HADDOW + DINEEN is a collaborative winemaking project from cheesemaker, Nick Haddow, and winemaker, Jeremy Dineen.
You would be hard pressed to find someone with a deeper understanding of the complexities of Tasmanian viticulture than Jeremy. He has led the winemaking team at Josef Chromy since 2005 where he also makes wine under contract for some of the better labels in Tasmania. Inspired by the intense quality of the fruit from the Yorktown Vineyard, it didn’t take much for Jeremy to talk Nick into making some wine together.
Nick is the founder of Bruny Island Cheese and Bruny Island Beer. He also runs a small organic dairy farm in the Huon Valley. Nick has always dabbled on the fringes of winemaking – he grew up in South Australia and has spent much of his life hanging out with vignerons and winemakers. This project has given him the chance to finally get his hands dirty.
Winemaking
Our approach to our winemaking is traditional and uncomplicated.
Fermentation occurs naturally, our wines are not filtered or fined and when we add sulphur, we do so in minimal amounts. We are big on producing textural wines, so the ferments get plenty of elbow grease and this also informs our barrel selection.
It’s a small vineyard and the wines are made in small batches. Rather than influencing the wine through blending, we prefer to use every barrel in its entirety, so each wine is an honest representation of both vintage and site. It’s a bit like nose-to-tail winemaking.

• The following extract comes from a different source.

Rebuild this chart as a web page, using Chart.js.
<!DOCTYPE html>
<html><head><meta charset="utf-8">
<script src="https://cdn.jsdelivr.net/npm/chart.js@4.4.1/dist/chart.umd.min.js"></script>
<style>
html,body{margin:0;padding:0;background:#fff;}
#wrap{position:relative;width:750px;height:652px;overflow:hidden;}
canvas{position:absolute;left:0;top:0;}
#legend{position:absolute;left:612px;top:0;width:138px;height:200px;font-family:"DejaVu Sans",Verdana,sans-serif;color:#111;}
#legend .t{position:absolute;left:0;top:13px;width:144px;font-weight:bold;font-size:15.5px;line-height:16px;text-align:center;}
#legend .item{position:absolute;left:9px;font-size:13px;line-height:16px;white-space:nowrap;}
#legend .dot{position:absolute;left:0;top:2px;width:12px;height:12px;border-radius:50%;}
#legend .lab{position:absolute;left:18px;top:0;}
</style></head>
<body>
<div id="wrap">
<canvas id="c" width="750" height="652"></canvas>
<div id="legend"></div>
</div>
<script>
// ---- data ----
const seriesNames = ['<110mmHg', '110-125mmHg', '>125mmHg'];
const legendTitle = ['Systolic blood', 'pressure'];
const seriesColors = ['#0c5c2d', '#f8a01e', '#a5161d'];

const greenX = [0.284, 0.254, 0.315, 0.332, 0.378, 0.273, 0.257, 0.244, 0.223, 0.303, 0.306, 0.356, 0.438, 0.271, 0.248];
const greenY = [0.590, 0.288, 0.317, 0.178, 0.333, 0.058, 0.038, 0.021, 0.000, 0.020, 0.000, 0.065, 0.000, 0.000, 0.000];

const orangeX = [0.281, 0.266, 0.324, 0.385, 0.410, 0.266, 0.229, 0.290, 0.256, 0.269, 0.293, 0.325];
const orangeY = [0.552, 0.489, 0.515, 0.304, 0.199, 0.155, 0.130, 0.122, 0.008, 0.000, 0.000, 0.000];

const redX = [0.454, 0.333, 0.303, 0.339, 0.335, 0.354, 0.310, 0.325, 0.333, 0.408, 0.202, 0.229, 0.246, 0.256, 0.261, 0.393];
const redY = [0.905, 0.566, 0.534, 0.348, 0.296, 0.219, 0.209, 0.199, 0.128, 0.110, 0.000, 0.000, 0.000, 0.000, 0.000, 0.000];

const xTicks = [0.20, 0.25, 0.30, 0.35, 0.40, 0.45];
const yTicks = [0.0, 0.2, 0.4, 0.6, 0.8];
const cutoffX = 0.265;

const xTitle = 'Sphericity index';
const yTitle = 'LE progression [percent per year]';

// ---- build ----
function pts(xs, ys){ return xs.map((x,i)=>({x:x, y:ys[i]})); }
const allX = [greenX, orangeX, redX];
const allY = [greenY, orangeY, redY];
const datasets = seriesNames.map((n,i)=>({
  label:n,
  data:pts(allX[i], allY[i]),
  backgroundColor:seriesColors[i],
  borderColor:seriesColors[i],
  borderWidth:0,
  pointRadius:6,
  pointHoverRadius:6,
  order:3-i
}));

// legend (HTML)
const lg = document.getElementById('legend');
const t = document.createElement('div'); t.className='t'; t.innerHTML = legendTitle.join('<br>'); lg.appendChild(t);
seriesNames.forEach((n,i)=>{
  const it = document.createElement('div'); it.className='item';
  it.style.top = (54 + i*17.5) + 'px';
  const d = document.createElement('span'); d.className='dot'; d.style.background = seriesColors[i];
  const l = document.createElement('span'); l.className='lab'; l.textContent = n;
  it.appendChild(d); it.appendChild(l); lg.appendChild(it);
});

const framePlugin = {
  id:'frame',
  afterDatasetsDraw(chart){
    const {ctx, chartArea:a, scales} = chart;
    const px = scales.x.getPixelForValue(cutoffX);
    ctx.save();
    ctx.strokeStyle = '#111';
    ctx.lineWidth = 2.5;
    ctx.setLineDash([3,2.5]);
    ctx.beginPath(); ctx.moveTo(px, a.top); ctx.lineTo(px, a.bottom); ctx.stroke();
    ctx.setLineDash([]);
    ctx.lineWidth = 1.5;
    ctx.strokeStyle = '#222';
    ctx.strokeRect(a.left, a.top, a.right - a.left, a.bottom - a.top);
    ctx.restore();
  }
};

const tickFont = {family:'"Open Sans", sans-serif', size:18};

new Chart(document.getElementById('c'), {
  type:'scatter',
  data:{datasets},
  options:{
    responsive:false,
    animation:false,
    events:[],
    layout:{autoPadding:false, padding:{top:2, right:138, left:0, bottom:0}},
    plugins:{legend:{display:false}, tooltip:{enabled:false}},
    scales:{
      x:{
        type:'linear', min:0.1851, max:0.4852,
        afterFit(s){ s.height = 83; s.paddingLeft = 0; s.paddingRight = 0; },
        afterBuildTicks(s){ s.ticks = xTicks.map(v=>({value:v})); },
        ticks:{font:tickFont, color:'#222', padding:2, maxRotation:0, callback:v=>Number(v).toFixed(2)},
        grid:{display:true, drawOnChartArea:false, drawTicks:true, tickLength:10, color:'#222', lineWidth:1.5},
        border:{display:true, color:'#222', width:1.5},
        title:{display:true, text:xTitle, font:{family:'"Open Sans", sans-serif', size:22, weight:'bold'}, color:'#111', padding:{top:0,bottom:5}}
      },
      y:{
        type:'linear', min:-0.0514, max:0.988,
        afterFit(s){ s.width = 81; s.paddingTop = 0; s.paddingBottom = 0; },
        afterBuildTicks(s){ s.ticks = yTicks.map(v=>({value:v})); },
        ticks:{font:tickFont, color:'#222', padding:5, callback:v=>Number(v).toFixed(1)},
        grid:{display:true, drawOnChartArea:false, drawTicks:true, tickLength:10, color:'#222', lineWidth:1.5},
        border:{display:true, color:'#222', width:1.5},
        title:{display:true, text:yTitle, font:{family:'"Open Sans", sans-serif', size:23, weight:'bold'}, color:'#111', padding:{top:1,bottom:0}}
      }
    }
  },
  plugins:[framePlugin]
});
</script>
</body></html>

Our core belief is that great fruit, from special places, guided by the right hands is what makes great wine. We value ‘maximum consideration’ over ‘minimal intervention’ – for every wine we produce, there are a thousand choices to be made about whether to impose ourselves or simply employ vigilant inaction.
Viticulture
Our grapes are sourced exclusively from a single, tiny vineyard in Yorktown, near the mouth of the Tamar River in northern Tasmania. The three-hectare vineyard is uniquely situated on white quartzite gravel with patches of orange clay. It was first planted to Pinot Noir in 1998 with Pinot Gris added in 2005.
This is a tough place to grow grapes – the vines take up to six years to develop to the point where they can support fruit production. Given the austerity of the site, the fruit is incredibly intense, and the vines are very low yielding.